French philosophe Pierre Bourdieu writes that working class people are more interested in expressing solidarity than personal distinction in their aesthetic taste; sports-fan gear is a classic case in point. Working class culture also celebrates hedonism and the body in less refined, distanced ways than bourgeois taste finds acceptable.

Thus, while some people find the T reading “I Got Bourbon Faced on Shit Street” to be a funny and apt expression of an unarguably unique aspect of New Orleans culture (liberal alcohol laws), others see it as tasteless, unrefined, embarrassing, inappropriate, and all those other adjectives that speak to bourgeois notions of proper comportment — the whole purpose of which is to distinguish the better people from the trash that come for Wrestlemania, etc. (but who love the city with equal ardor).

What really drives the loathing of T-shirt shops in the Quarter is the fear that New Orleans will be seen as a minor capital of the Redneck Riviera rather than a paragon of elite culture.

This insecurity got a big stoking back in 2006, when GQ restaurant critic Alan Richman outed the French Quarter as “an illogical mix of characterless housing, elegant antiques stores, and scuzzy bars, a destination for tourists seeking the worst possible experience. The entertainment values are only marginally superior to those of Tijuana, Mexico.” He opined that New Orleans, at its best, was a “three-day stubble of a city.”

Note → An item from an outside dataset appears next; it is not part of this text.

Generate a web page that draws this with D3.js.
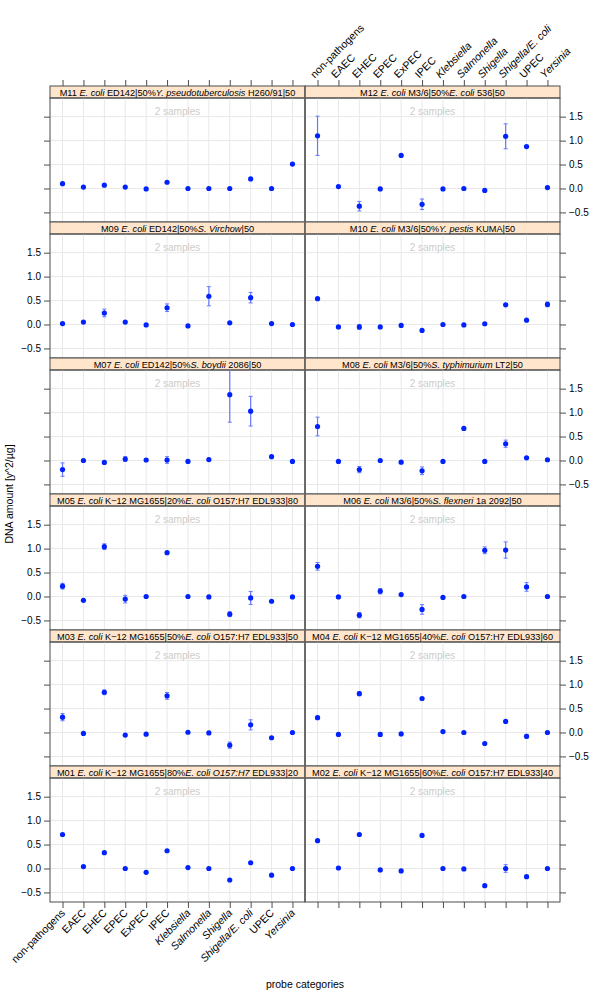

The problem is that I find the three-day stubble rather endearing, also very much in keeping with the aesthetic of the French Quarter of my childhood — indeed, of the past hundred years, at least. A touch of Tijuana doesn’t bother me, though too much Soho or Rodeo Drive certainly would, and that’s the vision for the Quarter’s future that the VCPORA set seems to cherish.

Sure, the Quarter’s changed over the past few decades, but it’s become a lot less sleazy, not more so. The junk shops, used bookstores, and quirky storefronts — like the old Vieux Carre Hair Store or the Chinese Shop at Royal and Orleans — haven’t been replaced by T-shirt shops, but by high-end art galleries. Many of these galleries offer products that the cultural elitist in me wouldn’t deign to call “art,” either. Indeed, many of their products fit the city’s own definition of a “souvenir,” and are distinguishable from T-shirt shop fare only by their price tags.

There are lots of uses for the T-shirt shop locations that I’d rather see, but they don’t include galleries with thousand-dollar souvenirs instead of five-dollar ones. The tasteless hordes have a right to enjoy New Orleans, too, and to do it in a way that they find comfortable and affordable, even if more refined sensibilities get ruffled in that messy jostle called urban living.

C.W. Cannon teaches English and New Orleans Studies at Loyola University.